---------- Extracted material
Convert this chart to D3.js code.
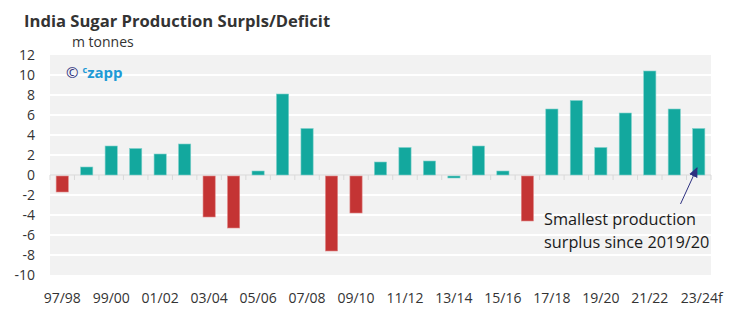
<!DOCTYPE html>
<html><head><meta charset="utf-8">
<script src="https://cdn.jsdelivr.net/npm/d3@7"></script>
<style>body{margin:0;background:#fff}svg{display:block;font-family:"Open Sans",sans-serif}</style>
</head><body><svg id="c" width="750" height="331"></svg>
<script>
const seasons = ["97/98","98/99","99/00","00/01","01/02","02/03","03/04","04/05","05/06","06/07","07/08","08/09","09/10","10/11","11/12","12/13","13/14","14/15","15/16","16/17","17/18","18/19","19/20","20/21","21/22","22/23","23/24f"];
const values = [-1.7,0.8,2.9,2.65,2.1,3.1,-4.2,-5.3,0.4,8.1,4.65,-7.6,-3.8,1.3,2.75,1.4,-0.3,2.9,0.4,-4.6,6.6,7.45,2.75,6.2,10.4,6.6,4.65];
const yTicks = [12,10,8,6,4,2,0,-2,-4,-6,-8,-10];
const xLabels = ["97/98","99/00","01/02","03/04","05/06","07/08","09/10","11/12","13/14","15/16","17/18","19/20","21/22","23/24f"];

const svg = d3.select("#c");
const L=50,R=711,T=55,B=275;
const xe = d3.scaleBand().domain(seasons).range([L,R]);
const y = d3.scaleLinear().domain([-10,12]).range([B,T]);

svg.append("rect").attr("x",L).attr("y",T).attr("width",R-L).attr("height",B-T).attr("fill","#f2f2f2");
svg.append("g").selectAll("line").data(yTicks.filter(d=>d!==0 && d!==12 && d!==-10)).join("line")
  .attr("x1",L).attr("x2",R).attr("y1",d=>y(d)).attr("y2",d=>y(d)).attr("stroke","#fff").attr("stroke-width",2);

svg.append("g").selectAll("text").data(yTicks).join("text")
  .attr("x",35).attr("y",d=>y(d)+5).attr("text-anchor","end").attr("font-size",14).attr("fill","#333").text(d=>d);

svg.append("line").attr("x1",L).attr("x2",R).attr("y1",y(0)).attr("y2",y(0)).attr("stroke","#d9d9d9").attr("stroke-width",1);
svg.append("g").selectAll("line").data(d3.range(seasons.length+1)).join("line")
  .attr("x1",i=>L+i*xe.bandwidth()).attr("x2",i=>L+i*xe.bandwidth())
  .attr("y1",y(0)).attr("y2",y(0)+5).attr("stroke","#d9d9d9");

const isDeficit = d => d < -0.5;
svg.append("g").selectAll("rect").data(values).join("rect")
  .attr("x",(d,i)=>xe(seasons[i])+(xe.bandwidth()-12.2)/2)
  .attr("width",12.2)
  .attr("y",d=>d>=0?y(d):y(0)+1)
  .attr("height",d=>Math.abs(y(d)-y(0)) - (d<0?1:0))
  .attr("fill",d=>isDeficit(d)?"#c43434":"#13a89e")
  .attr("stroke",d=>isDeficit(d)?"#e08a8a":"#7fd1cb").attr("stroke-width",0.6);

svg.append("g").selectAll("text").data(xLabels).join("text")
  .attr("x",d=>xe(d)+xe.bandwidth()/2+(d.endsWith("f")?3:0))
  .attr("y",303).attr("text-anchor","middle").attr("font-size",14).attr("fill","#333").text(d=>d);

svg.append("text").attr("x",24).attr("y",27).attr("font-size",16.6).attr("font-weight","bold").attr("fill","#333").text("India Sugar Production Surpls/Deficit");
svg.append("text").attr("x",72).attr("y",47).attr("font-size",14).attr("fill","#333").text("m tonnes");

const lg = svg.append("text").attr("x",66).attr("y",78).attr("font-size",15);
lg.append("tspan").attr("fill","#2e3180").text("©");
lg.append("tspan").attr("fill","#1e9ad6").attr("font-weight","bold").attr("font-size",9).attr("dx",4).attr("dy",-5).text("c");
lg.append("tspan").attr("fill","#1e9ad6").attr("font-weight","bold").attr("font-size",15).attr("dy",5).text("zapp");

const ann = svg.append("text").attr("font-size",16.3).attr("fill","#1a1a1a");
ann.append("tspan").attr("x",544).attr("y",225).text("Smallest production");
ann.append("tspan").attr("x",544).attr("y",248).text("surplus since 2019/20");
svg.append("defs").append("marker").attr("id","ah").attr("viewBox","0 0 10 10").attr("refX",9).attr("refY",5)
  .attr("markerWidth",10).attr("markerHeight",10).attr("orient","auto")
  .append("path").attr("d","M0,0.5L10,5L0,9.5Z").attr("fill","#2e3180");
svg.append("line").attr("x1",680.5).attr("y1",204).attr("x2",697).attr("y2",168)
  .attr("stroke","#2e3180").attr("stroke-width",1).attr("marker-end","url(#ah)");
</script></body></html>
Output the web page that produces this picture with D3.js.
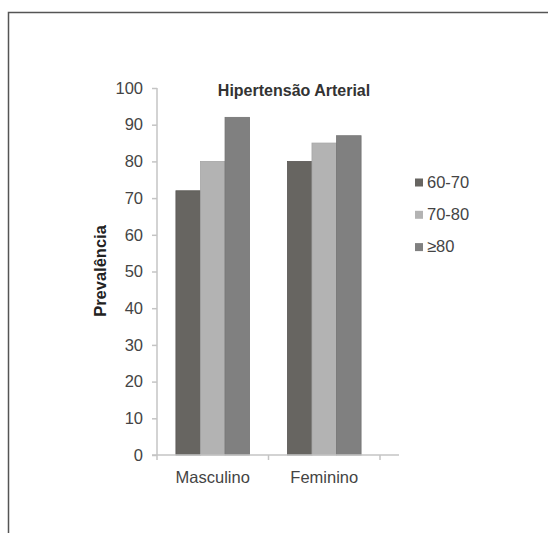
--------------------
• Exercise
Copy out the data above exactly, except the pictures.

• Result
Convert this chart to D3.js code.
<!DOCTYPE html>
<html><head><meta charset="utf-8">
<script src="https://cdn.jsdelivr.net/npm/d3@7"></script>
<style>body{margin:0;background:#fff}svg{display:block;font-family:"Open Sans",sans-serif}</style>
</head><body><svg id="c" width="750" height="331"></svg>
<script>
const seasons = ["97/98","98/99","99/00","00/01","01/02","02/03","03/04","04/05","05/06","06/07","07/08","08/09","09/10","10/11","11/12","12/13","13/14","14/15","15/16","16/17","17/18","18/19","19/20","20/21","21/22","22/23","23/24f"];
const values = [-1.7,0.8,2.9,2.65,2.1,3.1,-4.2,-5.3,0.4,8.1,4.65,-7.6,-3.8,1.3,2.75,1.4,-0.3,2.9,0.4,-4.6,6.6,7.45,2.75,6.2,10.4,6.6,4.65];
const yTicks = [12,10,8,6,4,2,0,-2,-4,-6,-8,-10];
const xLabels = ["97/98","99/00","01/02","03/04","05/06","07/08","09/10","11/12","13/14","15/16","17/18","19/20","21/22","23/24f"];

const svg = d3.select("#c");
const L=50,R=711,T=55,B=275;
const xe = d3.scaleBand().domain(seasons).range([L,R]);
const y = d3.scaleLinear().domain([-10,12]).range([B,T]);

svg.append("rect").attr("x",L).attr("y",T).attr("width",R-L).attr("height",B-T).attr("fill","#f2f2f2");
svg.append("g").selectAll("line").data(yTicks.filter(d=>d!==0 && d!==12 && d!==-10)).join("line")
  .attr("x1",L).attr("x2",R).attr("y1",d=>y(d)).attr("y2",d=>y(d)).attr("stroke","#fff").attr("stroke-width",2);

svg.append("g").selectAll("text").data(yTicks).join("text")
  .attr("x",35).attr("y",d=>y(d)+5).attr("text-anchor","end").attr("font-size",14).attr("fill","#333").text(d=>d);

svg.append("line").attr("x1",L).attr("x2",R).attr("y1",y(0)).attr("y2",y(0)).attr("stroke","#d9d9d9").attr("stroke-width",1);
svg.append("g").selectAll("line").data(d3.range(seasons.length+1)).join("line")
  .attr("x1",i=>L+i*xe.bandwidth()).attr("x2",i=>L+i*xe.bandwidth())
  .attr("y1",y(0)).attr("y2",y(0)+5).attr("stroke","#d9d9d9");

const isDeficit = d => d < -0.5;
svg.append("g").selectAll("rect").data(values).join("rect")
  .attr("x",(d,i)=>xe(seasons[i])+(xe.bandwidth()-12.2)/2)
  .attr("width",12.2)
  .attr("y",d=>d>=0?y(d):y(0)+1)
  .attr("height",d=>Math.abs(y(d)-y(0)) - (d<0?1:0))
  .attr("fill",d=>isDeficit(d)?"#c43434":"#13a89e")
  .attr("stroke",d=>isDeficit(d)?"#e08a8a":"#7fd1cb").attr("stroke-width",0.6);

svg.append("g").selectAll("text").data(xLabels).join("text")
  .attr("x",d=>xe(d)+xe.bandwidth()/2+(d.endsWith("f")?3:0))
  .attr("y",303).attr("text-anchor","middle").attr("font-size",14).attr("fill","#333").text(d=>d);

svg.append("text").attr("x",24).attr("y",27).attr("font-size",16.6).attr("font-weight","bold").attr("fill","#333").text("India Sugar Production Surpls/Deficit");
svg.append("text").attr("x",72).attr("y",47).attr("font-size",14).attr("fill","#333").text("m tonnes");

const lg = svg.append("text").attr("x",66).attr("y",78).attr("font-size",15);
lg.append("tspan").attr("fill","#2e3180").text("©");
lg.append("tspan").attr("fill","#1e9ad6").attr("font-weight","bold").attr("font-size",9).attr("dx",4).attr("dy",-5).text("c");
lg.append("tspan").attr("fill","#1e9ad6").attr("font-weight","bold").attr("font-size",15).attr("dy",5).text("zapp");

const ann = svg.append("text").attr("font-size",16.3).attr("fill","#1a1a1a");
ann.append("tspan").attr("x",544).attr("y",225).text("Smallest production");
ann.append("tspan").attr("x",544).attr("y",248).text("surplus since 2019/20");
svg.append("defs").append("marker").attr("id","ah").attr("viewBox","0 0 10 10").attr("refX",9).attr("refY",5)
  .attr("markerWidth",10).attr("markerHeight",10).attr("orient","auto")
  .append("path").attr("d","M0,0.5L10,5L0,9.5Z").attr("fill","#2e3180");
svg.append("line").attr("x1",680.5).attr("y1",204).attr("x2",697).attr("y2",168)
  .attr("stroke","#2e3180").attr("stroke-width",1).attr("marker-end","url(#ah)");
</script></body></html>
Output the web page that produces this picture with D3.js.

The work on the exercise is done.